TASK — The data below should be restated word for word, with every picture omitted.

DATASET ENTRIES —
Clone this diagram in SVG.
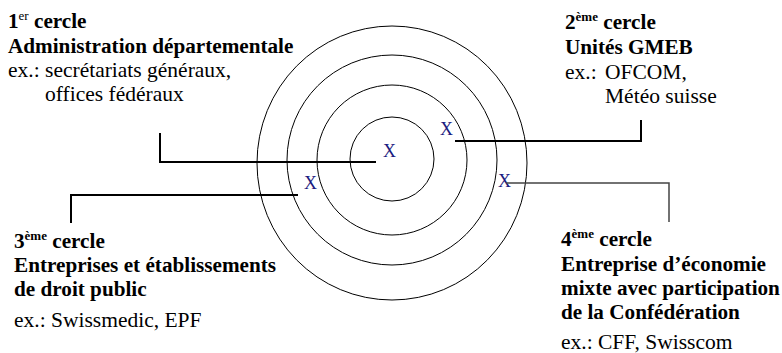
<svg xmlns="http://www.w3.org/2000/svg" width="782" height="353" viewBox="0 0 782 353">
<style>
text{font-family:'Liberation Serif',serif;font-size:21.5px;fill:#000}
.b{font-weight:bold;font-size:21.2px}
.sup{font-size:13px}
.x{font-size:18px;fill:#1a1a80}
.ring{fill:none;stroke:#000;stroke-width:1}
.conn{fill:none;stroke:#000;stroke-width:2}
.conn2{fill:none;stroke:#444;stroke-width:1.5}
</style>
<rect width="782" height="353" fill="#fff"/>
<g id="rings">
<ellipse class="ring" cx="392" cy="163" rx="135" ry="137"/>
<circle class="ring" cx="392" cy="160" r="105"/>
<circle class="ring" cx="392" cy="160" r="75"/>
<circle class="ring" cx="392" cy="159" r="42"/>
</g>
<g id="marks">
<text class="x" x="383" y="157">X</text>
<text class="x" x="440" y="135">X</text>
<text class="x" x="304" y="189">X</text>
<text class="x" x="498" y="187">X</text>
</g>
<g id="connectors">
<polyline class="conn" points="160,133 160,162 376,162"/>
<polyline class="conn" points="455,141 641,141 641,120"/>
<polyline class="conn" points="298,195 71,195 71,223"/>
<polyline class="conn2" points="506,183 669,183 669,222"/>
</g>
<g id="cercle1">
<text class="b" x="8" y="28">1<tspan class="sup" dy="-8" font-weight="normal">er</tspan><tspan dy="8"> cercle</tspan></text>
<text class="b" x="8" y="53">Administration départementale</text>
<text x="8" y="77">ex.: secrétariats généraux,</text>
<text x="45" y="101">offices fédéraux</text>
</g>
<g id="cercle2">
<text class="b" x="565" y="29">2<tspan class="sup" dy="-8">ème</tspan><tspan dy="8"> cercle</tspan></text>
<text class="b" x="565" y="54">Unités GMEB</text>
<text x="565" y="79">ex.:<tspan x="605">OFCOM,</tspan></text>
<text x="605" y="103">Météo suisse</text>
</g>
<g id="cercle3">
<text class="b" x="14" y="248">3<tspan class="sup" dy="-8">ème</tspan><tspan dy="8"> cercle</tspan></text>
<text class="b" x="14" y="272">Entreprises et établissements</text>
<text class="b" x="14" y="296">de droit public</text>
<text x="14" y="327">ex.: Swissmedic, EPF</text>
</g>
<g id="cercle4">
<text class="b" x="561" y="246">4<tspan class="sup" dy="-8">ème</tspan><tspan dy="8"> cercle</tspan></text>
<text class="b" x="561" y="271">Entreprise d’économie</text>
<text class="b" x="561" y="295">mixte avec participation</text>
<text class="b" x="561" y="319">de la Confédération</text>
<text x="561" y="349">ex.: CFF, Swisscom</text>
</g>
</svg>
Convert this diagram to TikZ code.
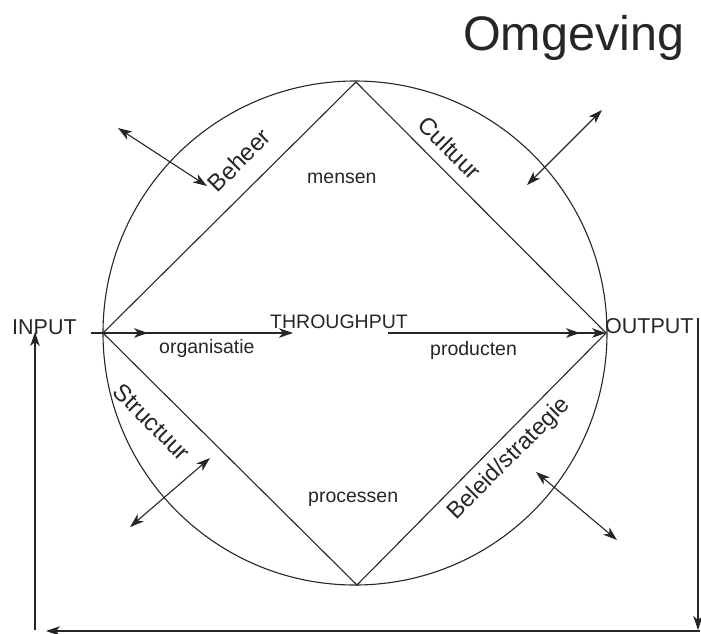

FINISHED ANSWER —
Clone this diagram in SVG.
<svg xmlns="http://www.w3.org/2000/svg" width="782" height="353" viewBox="0 0 782 353">
<style>
text{font-family:'Liberation Serif',serif;font-size:21.5px;fill:#000}
.b{font-weight:bold;font-size:21.2px}
.sup{font-size:13px}
.x{font-size:18px;fill:#1a1a80}
.ring{fill:none;stroke:#000;stroke-width:1}
.conn{fill:none;stroke:#000;stroke-width:2}
.conn2{fill:none;stroke:#444;stroke-width:1.5}
</style>
<rect width="782" height="353" fill="#fff"/>
<g id="rings">
<ellipse class="ring" cx="392" cy="163" rx="135" ry="137"/>
<circle class="ring" cx="392" cy="160" r="105"/>
<circle class="ring" cx="392" cy="160" r="75"/>
<circle class="ring" cx="392" cy="159" r="42"/>
</g>
<g id="marks">
<text class="x" x="383" y="157">X</text>
<text class="x" x="440" y="135">X</text>
<text class="x" x="304" y="189">X</text>
<text class="x" x="498" y="187">X</text>
</g>
<g id="connectors">
<polyline class="conn" points="160,133 160,162 376,162"/>
<polyline class="conn" points="455,141 641,141 641,120"/>
<polyline class="conn" points="298,195 71,195 71,223"/>
<polyline class="conn2" points="506,183 669,183 669,222"/>
</g>
<g id="cercle1">
<text class="b" x="8" y="28">1<tspan class="sup" dy="-8" font-weight="normal">er</tspan><tspan dy="8"> cercle</tspan></text>
<text class="b" x="8" y="53">Administration départementale</text>
<text x="8" y="77">ex.: secrétariats généraux,</text>
<text x="45" y="101">offices fédéraux</text>
</g>
<g id="cercle2">
<text class="b" x="565" y="29">2<tspan class="sup" dy="-8">ème</tspan><tspan dy="8"> cercle</tspan></text>
<text class="b" x="565" y="54">Unités GMEB</text>
<text x="565" y="79">ex.:<tspan x="605">OFCOM,</tspan></text>
<text x="605" y="103">Météo suisse</text>
</g>
<g id="cercle3">
<text class="b" x="14" y="248">3<tspan class="sup" dy="-8">ème</tspan><tspan dy="8"> cercle</tspan></text>
<text class="b" x="14" y="272">Entreprises et établissements</text>
<text class="b" x="14" y="296">de droit public</text>
<text x="14" y="327">ex.: Swissmedic, EPF</text>
</g>
<g id="cercle4">
<text class="b" x="561" y="246">4<tspan class="sup" dy="-8">ème</tspan><tspan dy="8"> cercle</tspan></text>
<text class="b" x="561" y="271">Entreprise d’économie</text>
<text class="b" x="561" y="295">mixte avec participation</text>
<text class="b" x="561" y="319">de la Confédération</text>
<text x="561" y="349">ex.: CFF, Swisscom</text>
</g>
</svg>
Convert this diagram to TikZ code.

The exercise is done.